On 30 December 2020, the EU announced that a new deal is being cut with China after many years of tough negotiations. It was defined as “the EU-China Comprehensive Agreement on Investment”.
However, if you look hard enough you will discover that no such deal has actually been made yet.
In fact, what has been produced so far is nothing but a press release and a brief summary of some key issues under way, which the European Commission has called “the agreement in principle”.
It seems that the deal as a whole is far from effective since the Commission promptly pointed out that “the agreement in principle is based on a text that still requires technical work”.
Then, on 22 January, the Commission published a provisional draft of this agreement with the specification that “the text is published for information purposes only and may undergo further modifications”. It does, thus, not represent the agreement itself.

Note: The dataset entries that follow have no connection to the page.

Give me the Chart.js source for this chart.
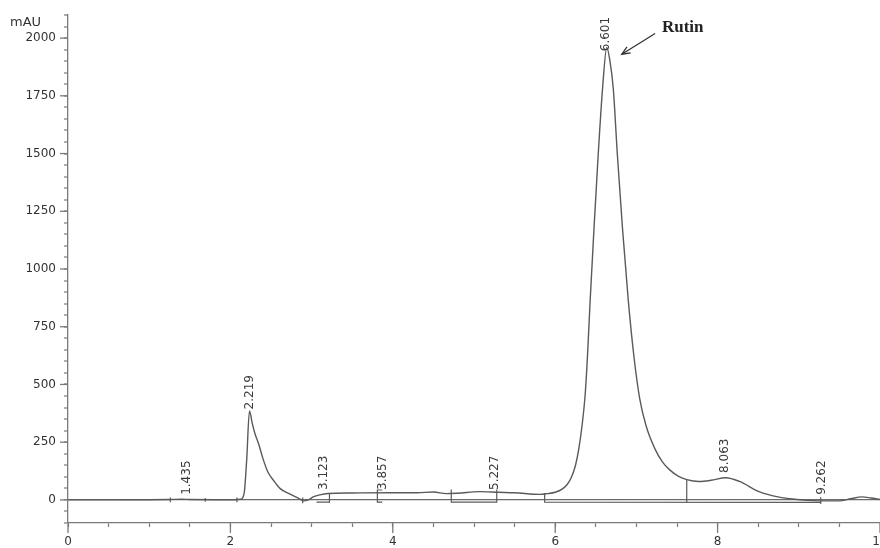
<!DOCTYPE html>
<html>
<head>
<meta charset="utf-8">
<script src="https://cdn.jsdelivr.net/npm/chart.js@4/dist/chart.umd.min.js"></script>
<style>
  html, body { margin: 0; padding: 0; background: #ffffff; }
  #wrap { width: 880px; height: 548px; }
</style>
</head>
<body>
<div id="wrap"><canvas id="c" width="880" height="548"></canvas></div>
<script>
// ---- Data ----
const times = [0, 0.5, 1.0, 1.25, 1.4, 1.5, 1.8, 2.05, 2.13, 2.17, 2.2, 2.235, 2.27, 2.30, 2.35, 2.40, 2.46, 2.53, 2.61, 2.73, 2.85, 2.9, 2.96, 3.02, 3.1, 3.2, 3.5, 4.0, 4.3, 4.5, 4.66, 4.8, 5.07, 5.3, 5.5, 5.81, 5.9, 6.0, 6.09, 6.15, 6.2, 6.25, 6.29, 6.33, 6.37, 6.40, 6.43, 6.48, 6.53, 6.585, 6.635, 6.67, 6.715, 6.765, 6.83, 6.90, 6.97, 7.04, 7.12, 7.23, 7.32, 7.41, 7.52, 7.62, 7.77, 7.92, 8.1, 8.27, 8.51, 8.76, 8.92, 9.1, 9.25, 9.5, 9.64, 9.78, 9.89, 10];
const signal = [0, 0, 1, 2, 3, 2, 1, 1, 3, 30, 170, 385, 330, 290, 240, 180, 122, 85, 50, 26, 5, -4, 0, 13, 22, 28, 30, 31, 31, 34, 27, 29, 36, 33, 31, 24, 27, 33, 48, 68, 98, 150, 220, 320, 460, 640, 860, 1190, 1498, 1790, 1960, 1910, 1783, 1498, 1170, 864, 620, 440, 320, 220, 165, 130, 102, 88, 80, 85, 96, 80, 36, 12, 4, -2, -4, -4, 5, 13, 8, 2];

const peakTimes  = [1.435, 2.219, 3.123, 3.857, 5.227, 6.601, 8.063, 9.262];
const peakLabels = ['1.435', '2.219', '3.123', '3.857', '5.227', '6.601', '8.063', '9.262'];
const labelBase  = [22, 392, 43, 43, 43, 1943, 117, 22];

// integration baseline / event marks  [time, mAU] pairs
const baseSegments = [
  [[1.26, -10], [1.26, 10]],
  [[1.69, -8], [1.69, 8]],
  [[2.08, -10], [2.08, 10]],
  [[2.89, -15], [2.89, 10]],
  [[3.06, -10], [3.22, -10], [3.22, 30]],
  [[3.87, 43], [3.81, 43], [3.81, -10], [3.87, -10]],
  [[4.72, 45], [4.72, -10], [5.28, -10], [5.28, 45]],
  [[5.87, 30], [5.87, -10], [9.27, -11]],
  [[7.62, 88], [7.62, -11]],
  [[9.27, -18], [9.27, 12]]
];

const yTickStep = 50, yLabelStep = 250;
const xTickStep = 0.5, xLabelStep = 2;
const calloutText = 'Rutin';
const calloutTextPos = [7.315, 2025];
const calloutArrow = [[7.23, 2020], [6.82, 1930]];
const unitLabel = 'mAU';

// ---- Chart ----
const lineColor = '#5a5a5a';
const axisColor = '#7a7a7a';
const FONT = '"DejaVu Sans", "Liberation Sans", Arial, sans-serif';

const datasets = [{
  data: times.map((t, i) => ({ x: t, y: signal[i] })),
  borderColor: lineColor,
  borderWidth: 1.4,
  pointRadius: 0,
  cubicInterpolationMode: 'monotone',
  fill: false
}].concat(baseSegments.map(seg => ({
  data: seg.map(p => ({ x: p[0], y: p[1] })),
  borderColor: lineColor,
  borderWidth: 1.2,
  pointRadius: 0,
  tension: 0,
  fill: false
})));

const annot = {
  id: 'annot',
  afterDraw(chart) {
    const { ctx, scales: { x, y } } = chart;
    ctx.save();
    // major ticks (longer)
    ctx.strokeStyle = axisColor;
    ctx.lineWidth = 1.3;
    y.ticks.forEach(t => {
      if (t.value >= 0 && t.value % yLabelStep === 0) {
        const py = y.getPixelForValue(t.value);
        ctx.beginPath(); ctx.moveTo(x.left - 8, py); ctx.lineTo(x.left, py); ctx.stroke();
      }
    });
    x.ticks.forEach(t => {
      if (Math.abs(t.value % xLabelStep) < 1e-9) {
        const px = x.getPixelForValue(t.value);
        ctx.beginPath(); ctx.moveTo(px, y.bottom); ctx.lineTo(px, y.bottom + 10); ctx.stroke();
      }
    });
    // peak retention-time labels (rotated)
    ctx.fillStyle = '#3a3a3a';
    ctx.font = '12px ' + FONT;
    peakTimes.forEach((t, i) => {
      const px = x.getPixelForValue(t) + 2;
      const py = y.getPixelForValue(labelBase[i]);
      ctx.save();
      ctx.translate(px, py);
      ctx.rotate(-Math.PI / 2);
      ctx.textAlign = 'left';
      ctx.textBaseline = 'middle';
      ctx.fillText(peakLabels[i], 0, 0);
      ctx.restore();
    });
    // unit label
    ctx.fillStyle = '#333';
    ctx.font = '13px ' + FONT;
    ctx.textAlign = 'left';
    ctx.textBaseline = 'middle';
    ctx.fillText(unitLabel, 10, 23);
    // Rutin callout
    ctx.fillStyle = '#222';
    ctx.font = 'bold 17px "Liberation Serif", "Times New Roman", serif';
    ctx.textBaseline = 'alphabetic';
    ctx.fillText(calloutText, x.getPixelForValue(calloutTextPos[0]), y.getPixelForValue(calloutTextPos[1]));
    const ax0 = x.getPixelForValue(calloutArrow[0][0]), ay0 = y.getPixelForValue(calloutArrow[0][1]);
    const ax1 = x.getPixelForValue(calloutArrow[1][0]), ay1 = y.getPixelForValue(calloutArrow[1][1]);
    ctx.strokeStyle = '#333';
    ctx.lineWidth = 1.3;
    ctx.beginPath(); ctx.moveTo(ax0, ay0); ctx.lineTo(ax1, ay1); ctx.stroke();
    const ang = Math.atan2(ay1 - ay0, ax1 - ax0);
    const hl = 9;
    ctx.beginPath();
    ctx.moveTo(ax1 - hl * Math.cos(ang - 0.4), ay1 - hl * Math.sin(ang - 0.4));
    ctx.lineTo(ax1, ay1);
    ctx.lineTo(ax1 - hl * Math.cos(ang + 0.4), ay1 - hl * Math.sin(ang + 0.4));
    ctx.stroke();
    ctx.restore();
  }
};

new Chart(document.getElementById('c'), {
  type: 'line',
  data: { datasets },
  plugins: [annot],
  options: {
    responsive: false,
    devicePixelRatio: 1,
    animation: false,
    events: [],
    layout: { padding: { top: 15, right: 0, bottom: 0, left: 0 } },
    plugins: { legend: { display: false }, tooltip: { enabled: false }, title: { display: false } },
    scales: {
      x: {
        type: 'linear',
        min: 0, max: 10,
        border: { display: true, color: axisColor, width: 1.3 },
        grid: { drawOnChartArea: false, tickLength: 4, tickColor: axisColor, tickWidth: 1.2 },
        ticks: {
          stepSize: xTickStep, autoSkip: false, maxRotation: 0, padding: 8,
          color: '#333', font: { family: FONT, size: 12 },
          callback: v => (Math.abs(v % xLabelStep) < 1e-9 ? String(v) : '')
        },
        afterFit(s) { s.height = 25; s.paddingLeft = 0; s.paddingRight = 0; }
      },
      y: {
        type: 'linear',
        min: -100, max: 2100,
        border: { display: true, color: axisColor, width: 1.3 },
        grid: {
          drawOnChartArea: true,
          color: c => (c.tick && c.tick.value === 0 ? '#6a6a6a' : 'rgba(0,0,0,0)'),
          lineWidth: c => (c.tick && c.tick.value === 0 ? 1.3 : 0),
          tickLength: 4, tickColor: axisColor, tickWidth: 1.2
        },
        ticks: {
          stepSize: yTickStep, autoSkip: false, maxTicksLimit: 1000, padding: 8,
          color: '#333', font: { family: FONT, size: 12 },
          callback: v => (v >= 0 && v % yLabelStep === 0 ? String(v) : '')
        },
        afterFit(s) { s.width = 68; s.paddingTop = 0; s.paddingBottom = 0; }
      }
    }
  }
});
</script>
</body>
</html>
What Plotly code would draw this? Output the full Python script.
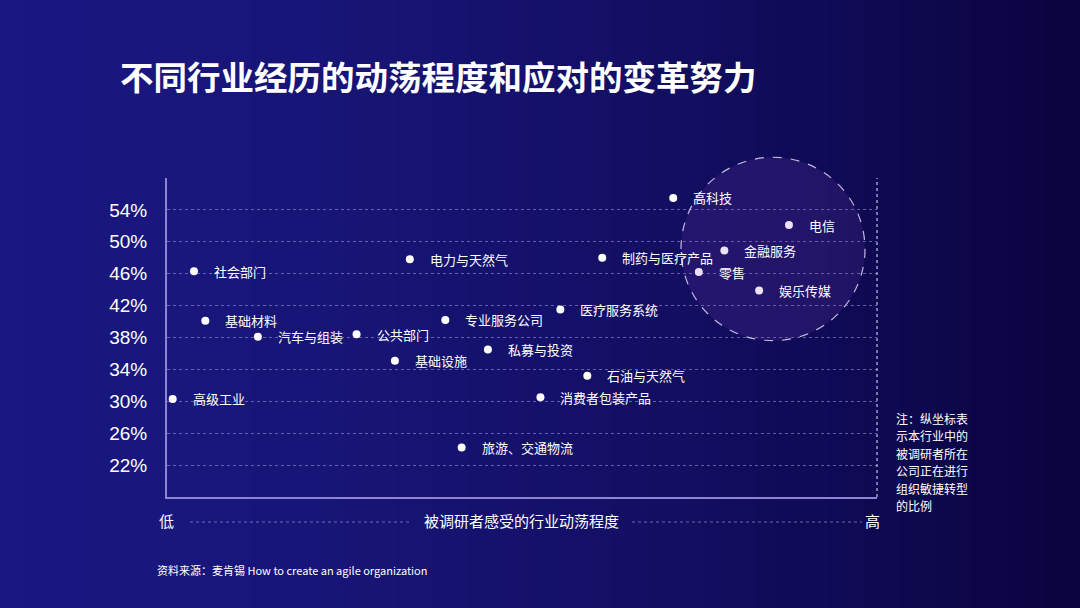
import plotly.graph_objects as go

# industries, x = perceived disruption (0 low .. 100 high), y = share in agile transformation (%)
industries = ["高级工业", "社会部门", "基础材料", "汽车与组装", "公共部门", "基础设施",
              "电力与天然气", "专业服务公司", "私募与投资", "旅游、交通物流", "医疗服务系统",
              "消费者包装产品", "石油与天然气", "制药与医疗产品", "高科技", "零售",
              "金融服务", "电信", "娱乐传媒"]
disruption = [0.8, 3.8, 5.4, 12.8, 26.7, 32.1, 34.2, 39.2, 45.2, 41.5, 55.4,
              52.6, 59.2, 61.3, 71.3, 74.9, 78.5, 87.6, 83.4]
agile_share = [30.3, 46.3, 40.1, 38.1, 38.4, 35.1, 47.8, 40.2, 36.5, 24.2, 41.5,
               30.5, 33.2, 48.0, 55.5, 46.2, 48.9, 52.1, 43.9]
y_ticks = [22, 26, 30, 34, 38, 42, 46, 50, 54]
y_tick_labels = [f"{v}%" for v in y_ticks]

title = "不同行业经历的动荡程度和应对的变革努力"
x_title = "被调研者感受的行业动荡程度"
note_lines = ["注：纵坐标表", "示本行业中的", "被调研者所在", "公司正在进行", "组织敏捷转型", "的比例"]
source = "资料来源：麦肯锡 How to create an agile organization"

W, H = 1080, 608
L, R, T, B = 167, 203, 178, 111
PW, PH = W - L - R, H - T - B
X_RANGE = [0, 100]
Y_RANGE = [18, 58]
font_main = "Noto Sans CJK SC, Noto Sans, sans-serif"


def px_x(v):
    return (v - X_RANGE[0]) / (X_RANGE[1] - X_RANGE[0])


def px_y(v):
    return (v - Y_RANGE[0]) / (Y_RANGE[1] - Y_RANGE[0])


fig = go.Figure()

fig.add_trace(go.Scatter(
    x=disruption, y=agile_share, mode="markers",
    marker=dict(size=8, color="white"),
    hoverinfo="text", text=industries, showlegend=False))

shapes = []
# background gradient (left blue -> right dark navy)
n = 60
c0, c1 = (26, 24, 128), (11, 4, 64)
for i in range(n):
    t = i / (n - 1)
    t2 = t ** 1.6
    col = tuple(int(c0[k] + (c1[k] - c0[k]) * t2) for k in range(3))
    x0 = -L / PW + i * (W / PW) / n
    x1 = x0 + (W / PW) / n + 0.002
    shapes.append(dict(type="rect", xref="paper", yref="paper", layer="below",
                       x0=x0, x1=x1, y0=-B / PH - 0.05, y1=1 + T / PH + 0.05,
                       fillcolor="rgb(%d,%d,%d)" % col, line=dict(width=0)))

# highlight circle around the high-disruption cluster (paper refs so it is not clipped)
cx, cy, rx, ry = 85.35, 49.1, 12.96, 11.5
shapes.append(dict(type="circle", xref="paper", yref="paper", layer="above",
                   x0=px_x(cx - rx), x1=px_x(cx + rx), y0=px_y(cy - ry), y1=px_y(cy + ry),
                   fillcolor="rgba(130,70,190,0.16)",
                   line=dict(color="rgba(225,215,245,0.85)", width=1.2, dash="dash")))

# right dashed border
shapes.append(dict(type="line", xref="paper", yref="paper", x0=1, x1=1, y0=0, y1=1,
                   line=dict(color="rgba(200,190,235,0.8)", width=1.5, dash="dot")))

# dotted guide lines on x-axis title row
guide_y = -(522 - 497) / PH
shapes.append(dict(type="line", xref="paper", yref="paper",
                   x0=(190 - L) / PW, x1=(410 - L) / PW, y0=guide_y, y1=guide_y,
                   line=dict(color="rgba(170,160,220,0.6)", width=1, dash="dot")))
shapes.append(dict(type="line", xref="paper", yref="paper",
                   x0=(632 - L) / PW, x1=(862 - L) / PW, y0=guide_y, y1=guide_y,
                   line=dict(color="rgba(170,160,220,0.6)", width=1, dash="dot")))

annotations = []
for name, xv, yv in zip(industries, disruption, agile_share):
    annotations.append(dict(x=xv, y=yv, xref="x", yref="y", text=name,
                            showarrow=False, xanchor="left", yanchor="middle",
                            xshift=18, font=dict(size=13, color="white", family=font_main)))

annotations.append(dict(x=-L / PW + 118 / PW, y=1 + (178 - 75) / PH, xref="paper", yref="paper",
                        text="<b>" + title + "</b>", showarrow=False, xanchor="left",
                        yanchor="middle", font=dict(size=33.5, color="white", family=font_main)))
annotations.append(dict(x=(166 - L) / PW, y=-(520 - 497) / PH, xref="paper", yref="paper",
                        text="低", showarrow=False, xanchor="center", yanchor="middle",
                        font=dict(size=15, color="white", family=font_main)))
annotations.append(dict(x=(872 - L) / PW, y=-(520 - 497) / PH, xref="paper", yref="paper",
                        text="高", showarrow=False, xanchor="center", yanchor="middle",
                        font=dict(size=15, color="white", family=font_main)))
annotations.append(dict(x=(521 - L) / PW, y=-(520 - 497) / PH, xref="paper", yref="paper",
                        text=x_title, showarrow=False, xanchor="center", yanchor="middle",
                        font=dict(size=15, color="white", family=font_main)))
# side note, one annotation per line
for i, line in enumerate(note_lines):
    yc = 418 + i * 17.5
    annotations.append(dict(x=(895 - L) / PW, y=-(yc - 497) / PH, xref="paper", yref="paper",
                            text=line, showarrow=False, xanchor="left", yanchor="middle",
                            borderpad=0,
                            font=dict(size=12, color="white", family=font_main)))
annotations.append(dict(x=(155 - L) / PW, y=-(570 - 497) / PH, xref="paper", yref="paper",
                        text=source, showarrow=False, xanchor="left", yanchor="middle",
                        font=dict(size=11, color="white", family=font_main)))

fig.update_layout(
    width=W, height=H,
    margin=dict(l=L, r=R, t=T, b=B),
    paper_bgcolor="#130f6e", plot_bgcolor="rgba(0,0,0,0)",
    shapes=shapes, annotations=annotations,
    xaxis=dict(range=X_RANGE, showgrid=False, zeroline=False, showticklabels=False,
               showline=True, linecolor="#8d84d6", linewidth=2, fixedrange=True),
    yaxis=dict(range=Y_RANGE, tickvals=y_ticks, ticktext=y_tick_labels,
               showgrid=True, gridcolor="rgba(170,160,225,0.55)", gridwidth=1, griddash="dot",
               zeroline=False, showline=True, linecolor="#8d84d6", linewidth=2,
               ticks="", ticklabelstandoff=14,
               tickfont=dict(size=19, color="white", family="Liberation Sans, Arial, sans-serif")),
    font=dict(family=font_main, color="white"),
)

# drop the default page margin so the figure fills the window
fig.write_html("out.html", config={"displayModeBar": False},
               post_script="document.body.style.margin='0';")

What stands out is the EU’s unusual attitude, which seems to be more focused on some kind of window-dressing stance rather than a consistent approach to the negotiations.
From a political standpoint it would be quite encouraging for the EU, in the current international scenario, to strike a comprehensive investment deal with Beijing.
In the wake of the Brexit and the Trump administration’s belligerent conduct towards both Europe and China it is no wonder that Brussels is seeking closer ties with Beijing which would be beneficial to both parties.
Yet, pursuing a vision however appealing it may be, is one thing. Implementing it in reality is quite another.
We must say, though, it is not the goal of this article to get to the bottom of the technicalities involved in the process.
Nevertheless, some issues seem to have raised a few eye-brows. Not least in the automotive sector, where the EU – notably its German leadership at the time – highlighted a major step forward in the new energy vehicles equity caps which Beijing had previously made available to the foreign majority control.
Aside from this and other possible considerations of the merits of the agreement, it is worth stressing the lack of clarity and transparency on the part of the EU in the face of the hype given to the event as if the deal had already been signed.
Looking back on recent trade deals like the TTIP between the EU and the USA (which Trump eventually halted) it would be advisable to just wait and see until an agreement is finally reached and ratified by the parties.